Assume that $R$ is an integral domain, and that $B$ is a non-empty subset of $R$. An element $a\in R$ is called a greatest common divisor of $B$ if $a$ is a common divisor of every element in $B$, and is divisible by every common divisor of all the elements in $B$. Assume that $a$ is the greatest common divisor of $B$, and define $$C=\{c\in{R}:ca\in B\}.$$ Prove that the greatest common divisor of $C$ is equal to $1$.
Here is what I have so far.
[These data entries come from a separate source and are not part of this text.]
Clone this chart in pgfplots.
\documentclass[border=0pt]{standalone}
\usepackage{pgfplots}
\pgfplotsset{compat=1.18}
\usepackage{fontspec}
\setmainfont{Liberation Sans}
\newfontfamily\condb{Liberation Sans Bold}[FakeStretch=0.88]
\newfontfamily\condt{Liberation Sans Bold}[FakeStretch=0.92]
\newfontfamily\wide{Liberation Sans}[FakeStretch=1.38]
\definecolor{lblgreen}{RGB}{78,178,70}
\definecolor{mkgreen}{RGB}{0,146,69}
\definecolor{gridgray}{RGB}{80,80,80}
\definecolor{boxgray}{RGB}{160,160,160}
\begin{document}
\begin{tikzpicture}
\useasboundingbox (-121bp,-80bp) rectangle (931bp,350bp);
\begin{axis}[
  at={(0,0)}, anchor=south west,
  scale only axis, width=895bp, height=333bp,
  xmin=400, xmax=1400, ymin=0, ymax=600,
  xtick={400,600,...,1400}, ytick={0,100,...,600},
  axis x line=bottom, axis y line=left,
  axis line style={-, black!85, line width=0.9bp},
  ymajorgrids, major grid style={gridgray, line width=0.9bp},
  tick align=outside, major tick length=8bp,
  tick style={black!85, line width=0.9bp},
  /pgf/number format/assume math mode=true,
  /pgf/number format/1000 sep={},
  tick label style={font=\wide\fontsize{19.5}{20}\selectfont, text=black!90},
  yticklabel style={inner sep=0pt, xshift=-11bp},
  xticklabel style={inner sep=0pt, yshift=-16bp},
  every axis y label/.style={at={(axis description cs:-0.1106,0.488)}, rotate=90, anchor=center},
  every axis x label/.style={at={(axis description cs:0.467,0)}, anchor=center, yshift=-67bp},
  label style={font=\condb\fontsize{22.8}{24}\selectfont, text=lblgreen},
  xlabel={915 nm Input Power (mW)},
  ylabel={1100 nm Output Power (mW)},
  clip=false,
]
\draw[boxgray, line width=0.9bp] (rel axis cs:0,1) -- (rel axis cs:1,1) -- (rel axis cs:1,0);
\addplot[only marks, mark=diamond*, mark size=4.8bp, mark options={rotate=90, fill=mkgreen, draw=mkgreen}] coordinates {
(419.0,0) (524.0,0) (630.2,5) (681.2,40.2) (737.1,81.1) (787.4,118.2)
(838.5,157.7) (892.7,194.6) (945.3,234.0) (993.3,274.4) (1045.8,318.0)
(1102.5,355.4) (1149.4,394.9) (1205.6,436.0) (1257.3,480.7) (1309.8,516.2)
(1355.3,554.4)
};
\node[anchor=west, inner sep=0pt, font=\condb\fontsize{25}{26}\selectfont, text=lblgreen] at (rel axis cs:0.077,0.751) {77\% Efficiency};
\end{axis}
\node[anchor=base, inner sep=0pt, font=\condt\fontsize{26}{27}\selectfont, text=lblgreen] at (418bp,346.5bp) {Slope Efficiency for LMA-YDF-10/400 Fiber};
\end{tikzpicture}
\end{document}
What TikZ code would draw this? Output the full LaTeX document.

Since $a$ is a greatest common divisor of $B$, it follows that $B\subset (a)$ where $(a)$ is the ideal generated by $a$. If $d$ is the greatest common divisor of $C$, then since every element of $B$ is a multiple of $a$, $d$ must be a common divisor of $B$, and must therefore divide $a$. If I can prove that there exists $c\in R$ that is prime to $a$ such that $ca\in R$, then I could conclude that $d$ must be a common divisor of two coprime elements and must therefore be equal to $1$. I haven't used the fact that $R$ is an integral domain so far. Wondering whether this helps me find such an element $c$, such that $c$ and $a$ are coprime and $ca\in B$.